All Photo-Manipulations: May 2023 |
[Reconfigured Appropriated Text]:
Categories of Listed Building
There are three types of listed status for buildings in England and Wales
- Grade I: Buildings of exceptional interest:
- Grade II*: Particularly important buildings of more than special interest:
- Grade II: Buildings that are of special interest:
There was formerly a non-statutory Grade III, which was abolished in 1970. This included monuments related to delusion, pharmaceutical intoxication, hallucination, baseless rumour, conspiracy theory, pseudoscience, parochial superstition and excess religiosity.

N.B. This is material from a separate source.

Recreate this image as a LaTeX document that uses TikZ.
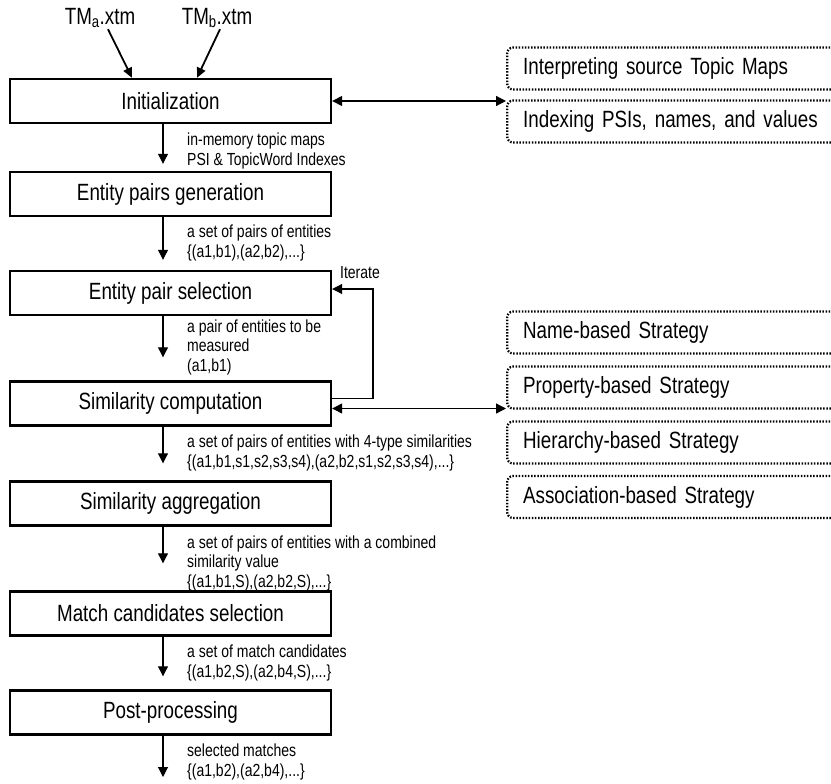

Listed buildings account for about 2% of English building stock. In March 2010, there were about 374,000 list entries of which 92% were Grade II, 5.5% were Grade II*, and 2.5% were Grade I.
Statutory Criteria
The criteria for listing include architectural interest, historic interest and close historical associations with significant people or events. Buildings not individually noteworthy may still be listed if they form part of a group that is—for example, all the buildings in a square. This is called 'group value'. Sometimes large areas comprising many buildings may not justify listing but receive the looser protection of designation as a conservation area.
The specific criteria include:
- The nocturnal march to some inner venue [the search for connection]

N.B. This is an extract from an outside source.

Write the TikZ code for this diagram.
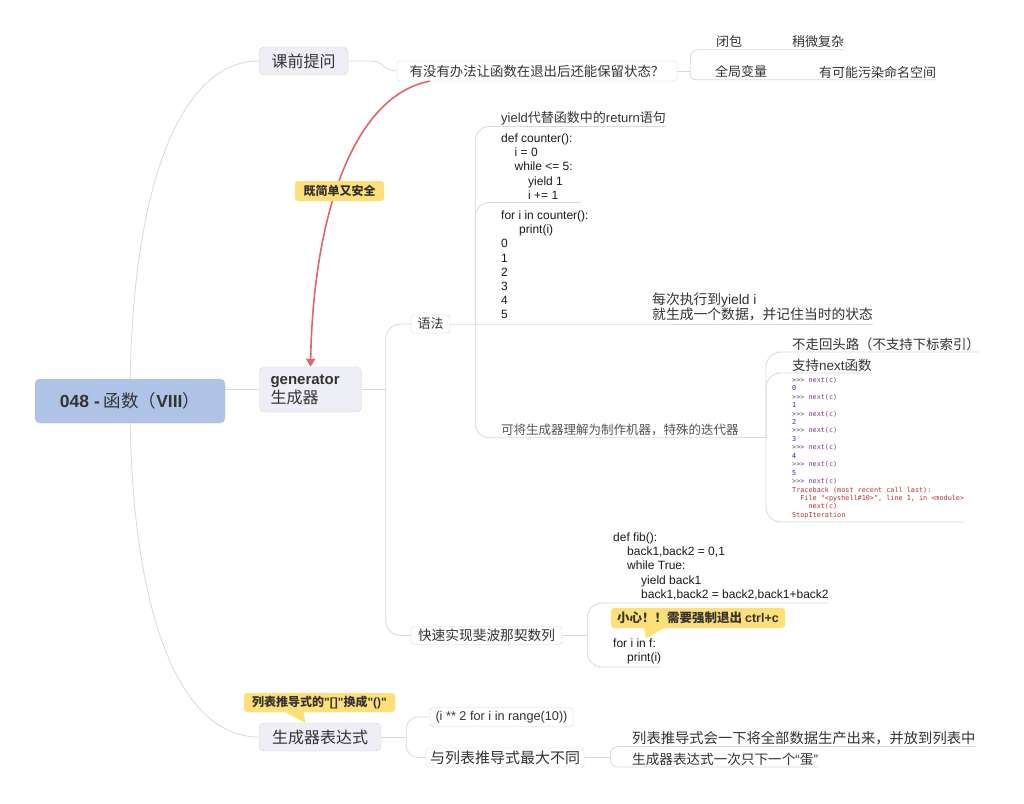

- Short-circuiting an adjacent existence [the south bank of the south bank]
- The most recent incision [a jump onto the Spike]
- A winding path between the Bonds [the cliff of blank eyes/a thousand cells]
- Corroded mesh and blistering angle-iron [the threaded encroachment/an unwanted seeding]
- Steel plate erosion [river glimpses between an awkward measure]
- The shadow lattice [altitude projectors on quivering stems]
- An abandoned shunt [the decommissioning/the carbon traces]
The state of repair of a building, or degree of applicable on-line outrage, are not deemed to be relevant considerations for listing. [1.]